What’s the difference between permaculture, agroforestry and ecological agriculture?

Bor Borren permaculture

What is exactly the difference between all of the terms we use? The differences are sometimes small and the terms often overlap. To clarify everything, I will discuss the most important differences:


Agroforestry mixes perennial trees and bushes with arable farming, vegetable cultivation or grass grounds on the same area. The trees and bushes are planted for multiple reasons, for example for fruit, nuts or wood. Cattle can also be useful in the system (source: WUR).

When looking at the facts, it is an old system that was applied in Europe. Because, back then, it was already normal to let the animals graze under the fruit trees. Another fact is that the design and structure is really important. The trees and bushes are often planted in strips. Between these strips grass grounds or arable farming are located and they are reachable for machines. This way of farming breaks through the monoculture and also keeps nature in mind.

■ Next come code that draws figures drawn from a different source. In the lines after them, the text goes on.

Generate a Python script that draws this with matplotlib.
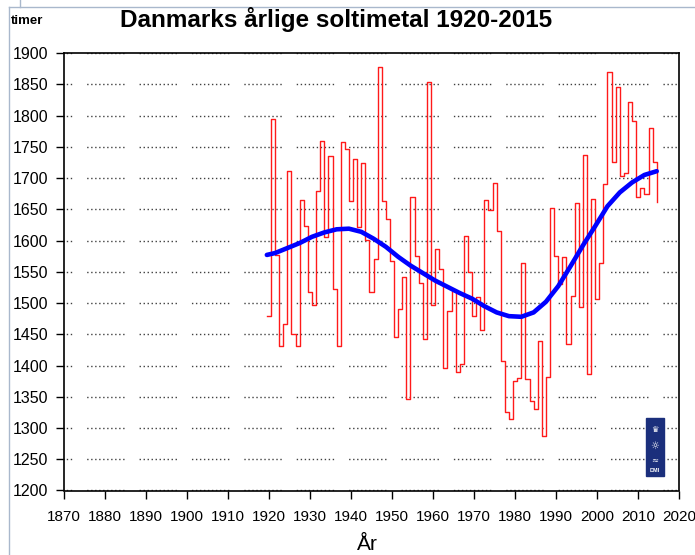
# Danmarks årlige soltimetal 1920-2015 (DMI-style chart)
import numpy as np
import matplotlib

matplotlib.use("Agg")
import matplotlib.pyplot as plt
from matplotlib.lines import Line2D
from matplotlib.patches import Rectangle

plt.rcParams.update(
    {
        "font.family": ["Liberation Sans", "DejaVu Sans"],
        "lines.scale_dashes": False,
    }
)

# ---- data -----------------------------------------------------------------
years = np.arange(1920, 2016)
sunshine = [
    1480, 1794, 1577, 1431, 1466, 1712, 1450, 1431, 1665, 1623,  # 1920-29
    1518, 1497, 1679, 1760, 1606, 1736, 1523, 1431, 1757, 1746,  # 1930-39
    1663, 1730, 1622, 1724, 1601, 1518, 1571, 1877, 1663, 1634,  # 1940-49
    1567, 1445, 1491, 1542, 1347, 1670, 1576, 1532, 1442, 1853,  # 1950-59
    1497, 1586, 1555, 1396, 1488, 1520, 1389, 1402, 1607, 1550,  # 1960-69
    1480, 1509, 1457, 1665, 1649, 1692, 1616, 1407, 1326, 1314,  # 1970-79
    1376, 1380, 1564, 1378, 1344, 1331, 1440, 1288, 1382, 1652,  # 1980-89
    1576, 1530, 1573, 1434, 1512, 1660, 1493, 1737, 1387, 1666,  # 1990-99
    1507, 1564, 1690, 1869, 1725, 1846, 1703, 1708, 1821, 1792,  # 2000-09
    1669, 1684, 1674, 1780, 1726, 1661,                          # 2010-15
]

# smoothed trend (blue curve)
trend_years = np.array([
    1920, 1922, 1925, 1928, 1931, 1934, 1937, 1940, 1943, 1946, 1949,
    1952, 1955, 1958, 1961, 1964, 1967, 1970, 1973, 1976, 1979, 1982,
    1985, 1988, 1991, 1994, 1997, 2000, 2003, 2006, 2009, 2012, 2015,
])
trend = [
    1577, 1580, 1588, 1596, 1606, 1613, 1618, 1619, 1614, 1603, 1590,
    1574, 1560, 1548, 1536, 1526, 1516, 1507, 1495, 1485, 1479, 1478,
    1485, 1502, 1527, 1559, 1592, 1623, 1655, 1677, 1693, 1705, 1711,
]

xticks = np.arange(1870, 2021, 10)
yticks = np.arange(1200, 1901, 50)

# ---- figure ----------------------------------------------------------------
W, H = 695, 555
fig = plt.figure(figsize=(W / 100, H / 100), dpi=100)
ax = fig.add_axes([63.7 / W, 1 - 490.5 / H, (679.3 - 63.7) / W, (490.5 - 53.1) / H])

# dotted grid with the periodic gaps of the original
dots = [1.0, 1.88] * 9 + [1.0, 10.8]
ax.grid(axis="y", color="#404040", lw=1.0, linestyle=(21.4, dots))
ax.set_axisbelow(True)

ax.step(years - 0.5, sunshine, where="post", color="#ff1a1a", lw=1.0, zorder=2)
ax.plot(trend_years - 0.5, trend, color="#0000ff", lw=3.3, zorder=3,
        solid_capstyle="round")

ax.set_xlim(1870, 2020)
ax.set_ylim(1200, 1900)
ax.set_xticks(xticks)
ax.set_yticks(yticks)
ax.tick_params(axis="x", direction="out", length=6, width=1, pad=8,
               labelsize=11, top=False)
ax.tick_params(axis="y", direction="out", length=6, width=1, pad=5,
               labelsize=11.5, right=False)
for s in ax.spines.values():
    s.set_linewidth(1.2)
    s.set_color("black")

fig.text(0.484, 1 - 20 / H, "Danmarks årlige soltimetal 1920-2015",
         ha="center", va="center", fontsize=17.5, fontweight="bold")
fig.text(27 / W, 1 - 21 / H, "timer", ha="center", va="center",
         fontsize=9.5, fontweight="bold")
fig.text(367 / W, 1 - 545 / H, "År", ha="center", va="center", fontsize=15)

# DMI logo box
fig.patches.append(Rectangle((646 / W, 1 - 476 / H), 18 / W, 58 / H,
                             transform=fig.transFigure, color="#1b2f7c",
                             zorder=5))
fig.text(655 / W, 1 - 430 / H, "♛", color="white", ha="center", va="center",
         fontsize=6, family="DejaVu Sans", zorder=6)
fig.text(655 / W, 1 - 446 / H, "☼", color="white", ha="center", va="center",
         fontsize=7, family="DejaVu Sans", zorder=6)
fig.text(655 / W, 1 - 460 / H, "≈", color="white", ha="center", va="center",
         fontsize=6, family="DejaVu Sans", zorder=6)
fig.text(655 / W, 1 - 470 / H, "DMI", color="white", ha="center", va="center",
         fontsize=4, fontweight="bold", zorder=6)

# light outer frame of the screenshot
frame = "#a9b8cc"
fig.lines.append(Line2D([9 / W, 9 / W], [0, 1 - 6.7 / H], transform=fig.transFigure,
                        color=frame, lw=1))
fig.lines.append(Line2D([9 / W, 1], [1 - 6.7 / H, 1 - 6.7 / H],
                        transform=fig.transFigure, color=frame, lw=1))
fig.lines.append(Line2D([20 / W, 20 / W], [1 - 6.7 / H, 1], transform=fig.transFigure,
                        color=frame, lw=1))

fig.savefig("out.png", dpi=100)
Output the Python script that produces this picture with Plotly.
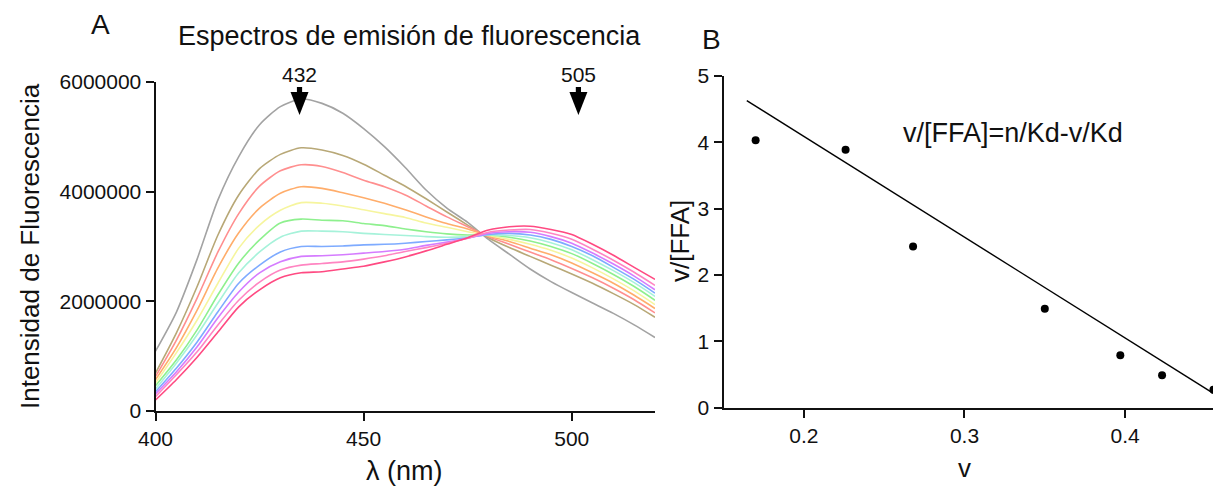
import plotly.graph_objects as go

# ---------------- Data: panel A (emission spectra, intensity in millions) ----------------
wavelength = [400, 405, 410, 415, 420, 425, 430, 435, 440, 445, 450, 455, 460,
              465, 470, 475, 480, 485, 490, 495, 500, 505, 510, 515, 520]

gray   = [1.09, 1.80, 2.77, 3.85, 4.64, 5.22, 5.55, 5.69, 5.61, 5.43, 5.15, 4.82, 4.44,
          4.03, 3.70, 3.44, 3.13, 2.86, 2.59, 2.36, 2.16, 1.97, 1.78, 1.57, 1.34]
khaki  = [0.69, 1.42, 2.27, 3.21, 3.94, 4.42, 4.68, 4.80, 4.76, 4.66, 4.50, 4.30, 4.10,
          3.87, 3.63, 3.39, 3.16, 2.98, 2.82, 2.66, 2.50, 2.33, 2.14, 1.94, 1.71]
salmon = [0.63, 1.29, 2.06, 2.90, 3.60, 4.10, 4.38, 4.49, 4.46, 4.35, 4.21, 4.09, 3.94,
          3.74, 3.54, 3.36, 3.18, 3.04, 2.90, 2.76, 2.60, 2.43, 2.24, 2.03, 1.79]
orange = [0.57, 1.15, 1.84, 2.61, 3.25, 3.70, 3.97, 4.09, 4.06, 3.98, 3.89, 3.79, 3.67,
          3.54, 3.42, 3.32, 3.19, 3.09, 2.97, 2.85, 2.70, 2.52, 2.33, 2.11, 1.87]
yellow = [0.51, 1.06, 1.66, 2.33, 2.97, 3.39, 3.66, 3.80, 3.79, 3.74, 3.67, 3.60, 3.53,
          3.43, 3.35, 3.27, 3.20, 3.13, 3.04, 2.93, 2.79, 2.61, 2.41, 2.19, 1.94]
green  = [0.46, 0.93, 1.48, 2.12, 2.70, 3.12, 3.43, 3.50, 3.48, 3.47, 3.42, 3.38, 3.32,
          3.27, 3.23, 3.21, 3.21, 3.17, 3.10, 3.00, 2.87, 2.69, 2.49, 2.27, 2.02]
aqua   = [0.40, 0.87, 1.39, 1.97, 2.52, 2.90, 3.17, 3.28, 3.28, 3.27, 3.24, 3.22, 3.20,
          3.18, 3.17, 3.18, 3.21, 3.20, 3.16, 3.07, 2.94, 2.76, 2.56, 2.34, 2.09]
blue   = [0.35, 0.78, 1.26, 1.81, 2.33, 2.66, 2.90, 3.00, 3.00, 3.01, 3.03, 3.04, 3.06,
          3.09, 3.12, 3.16, 3.22, 3.24, 3.21, 3.13, 3.00, 2.83, 2.62, 2.40, 2.15]
violet = [0.31, 0.71, 1.17, 1.70, 2.17, 2.52, 2.72, 2.82, 2.83, 2.85, 2.88, 2.91, 2.95,
          3.02, 3.08, 3.15, 3.24, 3.27, 3.26, 3.18, 3.06, 2.88, 2.68, 2.46, 2.21]
pink   = [0.26, 0.66, 1.08, 1.57, 2.02, 2.35, 2.57, 2.66, 2.69, 2.72, 2.77, 2.83, 2.91,
          2.98, 3.06, 3.15, 3.26, 3.30, 3.31, 3.24, 3.13, 2.95, 2.75, 2.53, 2.29]
red    = [0.20, 0.57, 0.98, 1.44, 1.90, 2.21, 2.43, 2.52, 2.54, 2.59, 2.64, 2.72, 2.81,
          2.92, 3.04, 3.16, 3.30, 3.36, 3.37, 3.31, 3.22, 3.04, 2.84, 2.62, 2.40]

spectra = [gray, khaki, salmon, orange, yellow, green, aqua, blue, violet, pink, red]
spectra_colors = ["#a3a3a3", "#b8a877", "#ff8f8f", "#ffad6b", "#f6f59e", "#8ef08e",
                  "#a6f2da", "#7eabff", "#d57cff", "#ff85c2", "#ff4a82"]

left_yticks = [0, 2000000, 4000000, 6000000]
left_xticks = [400, 450, 500]
arrow_x = [434.6, 501.6]
arrow_labels = ["432", "505"]
arrow_tip_y = 5.4e6

# ---------------- Data: panel B (Scatchard plot) ----------------
v_values = [0.170, 0.226, 0.268, 0.350, 0.397, 0.423, 0.455]
v_ffa = [4.03, 3.89, 2.43, 1.49, 0.79, 0.49, 0.27]
fit_v = [0.1645, 0.4547]
fit_vffa = [4.63, 0.22]
right_xticks = [0.2, 0.3, 0.4]
right_yticks = [0, 1, 2, 3, 4, 5]

W, H = 1213, 490
FONT = "Arial, Liberation Sans, sans-serif"


def fx(px):
    return px / W


def fy(py):
    return 1 - py / H


fig = go.Figure()

for vals, col in zip(spectra, spectra_colors):
    fig.add_trace(go.Scatter(
        x=wavelength, y=[v * 1e6 for v in vals], mode="lines",
        line=dict(color=col, width=1.6, shape="spline", smoothing=0.7),
        xaxis="x", yaxis="y", showlegend=False, hoverinfo="skip"))

fig.add_trace(go.Scatter(
    x=fit_v, y=fit_vffa, mode="lines", line=dict(color="black", width=1.4),
    xaxis="x2", yaxis="y2", showlegend=False))
fig.add_trace(go.Scatter(
    x=v_values, y=v_ffa, mode="markers", marker=dict(color="black", size=8),
    xaxis="x2", yaxis="y2", showlegend=False))

axis_common = dict(showgrid=False, zeroline=False, showline=True, linecolor="#111",
                   linewidth=2, ticks="outside", tickwidth=2, ticklen=8,
                   tickcolor="#111", automargin=False,
                   tickfont=dict(family=FONT, size=21, color="#111"))

fig.update_layout(
    template="none",
    width=W, height=H, margin=dict(l=0, r=0, t=0, b=0, pad=0), autosize=False,
    paper_bgcolor="white", plot_bgcolor="white",
    font=dict(family=FONT, color="#111"),
    xaxis=dict(domain=[fx(155.5), fx(655)], range=[400, 520], tickvals=left_xticks,
               anchor="y", **axis_common),
    yaxis=dict(domain=[fy(411), fy(82)], range=[0, 6e6], tickvals=left_yticks,
               ticktext=[str(t) for t in left_yticks], anchor="x", **axis_common),
    xaxis2=dict(domain=[fx(723.5), 1.0], range=[0.15, 0.4547], tickvals=right_xticks,
                ticktext=["0.2", "0.3", "0.4"], anchor="y2", **axis_common),
    yaxis2=dict(domain=[fy(407.7), fy(76)], range=[0, 5], tickvals=right_yticks,
                anchor="x2", **axis_common),
)

shapes = []
for ax in arrow_x:
    shapes.append(dict(type="path", xref="x", yref="y", xsizemode="pixel",
                       ysizemode="pixel", xanchor=ax, yanchor=arrow_tip_y,
                       path="M-9,23 L9,23 L0,0 Z", fillcolor="black",
                       line=dict(width=0)))
    shapes.append(dict(type="rect", xref="x", yref="y", xsizemode="pixel",
                       ysizemode="pixel", xanchor=ax, yanchor=arrow_tip_y,
                       x0=-2.6, x1=2.6, y0=22, y1=28, fillcolor="black",
                       line=dict(width=0)))
fig.update_layout(shapes=shapes)

ann = []


def text(x, y, s, size, xref="paper", angle=0):
    ann.append(dict(x=x, y=y, xref=xref, yref="paper", text=s, showarrow=False,
                    xanchor="center", yanchor="middle", textangle=angle,
                    font=dict(family=FONT, size=size, color="#111")))


text(fx(100), fy(25), "A", 28)
text(fx(409), fy(36), "Espectros de emisión de fluorescencia", 27)
for ax, lab in zip(arrow_x, arrow_labels):
    text(ax, fy(74), lab, 21, xref="x")
text(fx(30), fy(246), "Intensidad de Fluorescencia", 26, angle=-90)
text(fx(404), fy(471), "λ (nm)", 27)
text(fx(711), fy(40), "B", 28)
text(fx(1013), fy(133), "v/[FFA]=n/Kd-v/Kd", 27)
text(fx(680), fy(241), "v/[FFA]", 26, angle=-90)
text(fx(964), fy(468), "v", 26)
fig.update_layout(annotations=ann)

fig.write_html("out.html",
               config={"displayModeBar": False, "staticPlot": True},
               post_script="document.body.style.margin='0px';"
                           "document.body.style.overflow='hidden';")
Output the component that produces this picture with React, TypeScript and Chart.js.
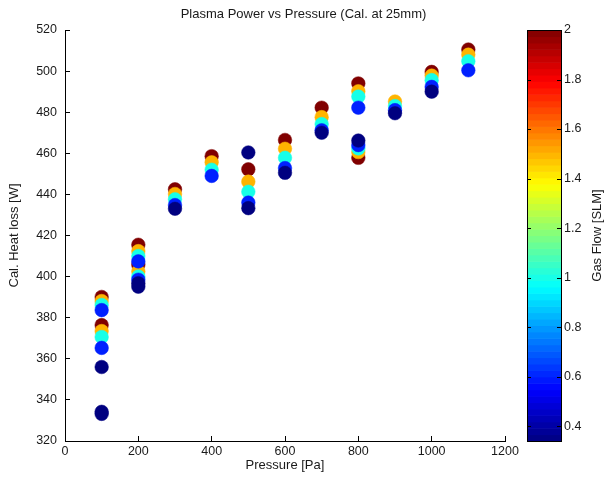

Permaculture is a more holistic design system in which all of the functional elements are connected. The possible elements are: perennial food production by an edible forest garden; an herb garden; improvement of the garden due to compost techniques; the use of water; a greenhouse and energy supply around the house. The goal is to let nature take over the process so we have minimal work. Planting the design is much work, but in de long term it is more sustainable and productive. Definitely on a small scale it is very effective, also without any machines. On a big scale, you can also combine permaculture with agroforestry.

Edible forest gardens

An edible forest garden fits perfectly in the permaculture system. The original idea is from Bill Mollison, who is also the founder of permaculture. The main thought of an edible forest garden is that the ecological system of a forest is rebuild, but only with edible plants. This is done by using the seven layers of a forest: big trees, small trees, bushes, climbing plants, herbaceous plants, ground cover plants and root crops.

Biological agriculture

Easily said, biological agriculture practices in the ‘famous’ way of agriculture, but without artificial manure and pesticides. In general, it is still a monoculture that ploughs the ground, but it does focus on the environment, humans and health.

Biodynamic agriculture

This is a way of biological farming that is based on the anthroposophical principles of Rudolf Steiner. A holistic vision on nature is present and also the farming life is treated holistically. Everything is connected: farming, climate, fertilization of the soil, water pollution, biodiversity, quality of the air, etc.

Ecological gardening

When applying ecological gardening, you go one step further than biological gardening. The ecological cycle is taken into account, so it is environmentally friendly because there are no burdens for the environment.

Natural gardening

This is an alternative definition of permaculture.